Exercise requirements — Your task is to transcribe all of the data below exactly, omitting the images.

Dataset content —
⁂
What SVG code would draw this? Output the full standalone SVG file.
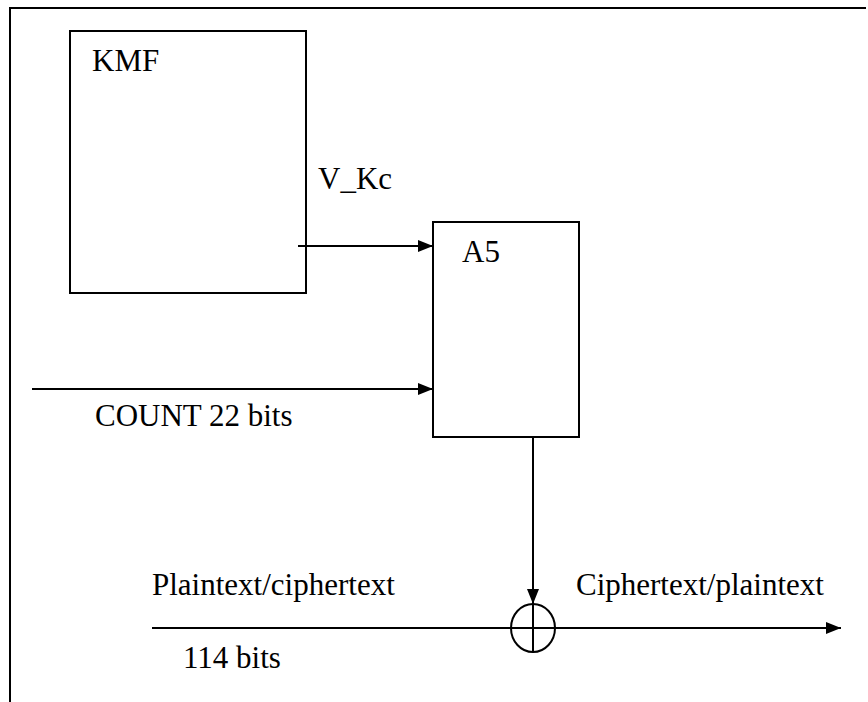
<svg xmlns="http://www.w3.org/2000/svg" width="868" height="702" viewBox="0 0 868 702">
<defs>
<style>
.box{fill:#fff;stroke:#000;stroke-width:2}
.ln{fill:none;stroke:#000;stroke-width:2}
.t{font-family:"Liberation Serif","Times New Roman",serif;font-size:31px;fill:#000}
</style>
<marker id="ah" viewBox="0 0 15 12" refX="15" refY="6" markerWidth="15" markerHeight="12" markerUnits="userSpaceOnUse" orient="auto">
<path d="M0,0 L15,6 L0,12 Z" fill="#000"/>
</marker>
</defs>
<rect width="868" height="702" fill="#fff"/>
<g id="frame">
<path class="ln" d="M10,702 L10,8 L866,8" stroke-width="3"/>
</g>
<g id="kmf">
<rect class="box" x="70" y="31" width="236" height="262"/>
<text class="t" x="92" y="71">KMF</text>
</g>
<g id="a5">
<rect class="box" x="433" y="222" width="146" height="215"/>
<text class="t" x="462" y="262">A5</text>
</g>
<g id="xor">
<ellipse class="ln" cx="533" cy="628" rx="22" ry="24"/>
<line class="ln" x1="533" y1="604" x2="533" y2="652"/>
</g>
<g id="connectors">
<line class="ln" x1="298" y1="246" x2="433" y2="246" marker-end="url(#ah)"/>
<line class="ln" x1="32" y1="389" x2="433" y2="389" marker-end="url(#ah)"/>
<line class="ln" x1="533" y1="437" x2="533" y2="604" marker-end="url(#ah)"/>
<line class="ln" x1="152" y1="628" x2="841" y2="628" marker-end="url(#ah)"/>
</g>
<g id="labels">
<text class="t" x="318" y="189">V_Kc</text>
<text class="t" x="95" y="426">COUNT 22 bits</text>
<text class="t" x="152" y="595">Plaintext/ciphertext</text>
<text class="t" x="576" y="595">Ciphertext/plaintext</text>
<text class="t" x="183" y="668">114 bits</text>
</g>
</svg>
⁂
Correct output —
What SVG code would draw this? Output the full standalone SVG file.
<svg xmlns="http://www.w3.org/2000/svg" width="868" height="702" viewBox="0 0 868 702">
<defs>
<style>
.box{fill:#fff;stroke:#000;stroke-width:2}
.ln{fill:none;stroke:#000;stroke-width:2}
.t{font-family:"Liberation Serif","Times New Roman",serif;font-size:31px;fill:#000}
</style>
<marker id="ah" viewBox="0 0 15 12" refX="15" refY="6" markerWidth="15" markerHeight="12" markerUnits="userSpaceOnUse" orient="auto">
<path d="M0,0 L15,6 L0,12 Z" fill="#000"/>
</marker>
</defs>
<rect width="868" height="702" fill="#fff"/>
<g id="frame">
<path class="ln" d="M10,702 L10,8 L866,8" stroke-width="3"/>
</g>
<g id="kmf">
<rect class="box" x="70" y="31" width="236" height="262"/>
<text class="t" x="92" y="71">KMF</text>
</g>
<g id="a5">
<rect class="box" x="433" y="222" width="146" height="215"/>
<text class="t" x="462" y="262">A5</text>
</g>
<g id="xor">
<ellipse class="ln" cx="533" cy="628" rx="22" ry="24"/>
<line class="ln" x1="533" y1="604" x2="533" y2="652"/>
</g>
<g id="connectors">
<line class="ln" x1="298" y1="246" x2="433" y2="246" marker-end="url(#ah)"/>
<line class="ln" x1="32" y1="389" x2="433" y2="389" marker-end="url(#ah)"/>
<line class="ln" x1="533" y1="437" x2="533" y2="604" marker-end="url(#ah)"/>
<line class="ln" x1="152" y1="628" x2="841" y2="628" marker-end="url(#ah)"/>
</g>
<g id="labels">
<text class="t" x="318" y="189">V_Kc</text>
<text class="t" x="95" y="426">COUNT 22 bits</text>
<text class="t" x="152" y="595">Plaintext/ciphertext</text>
<text class="t" x="576" y="595">Ciphertext/plaintext</text>
<text class="t" x="183" y="668">114 bits</text>
</g>
</svg>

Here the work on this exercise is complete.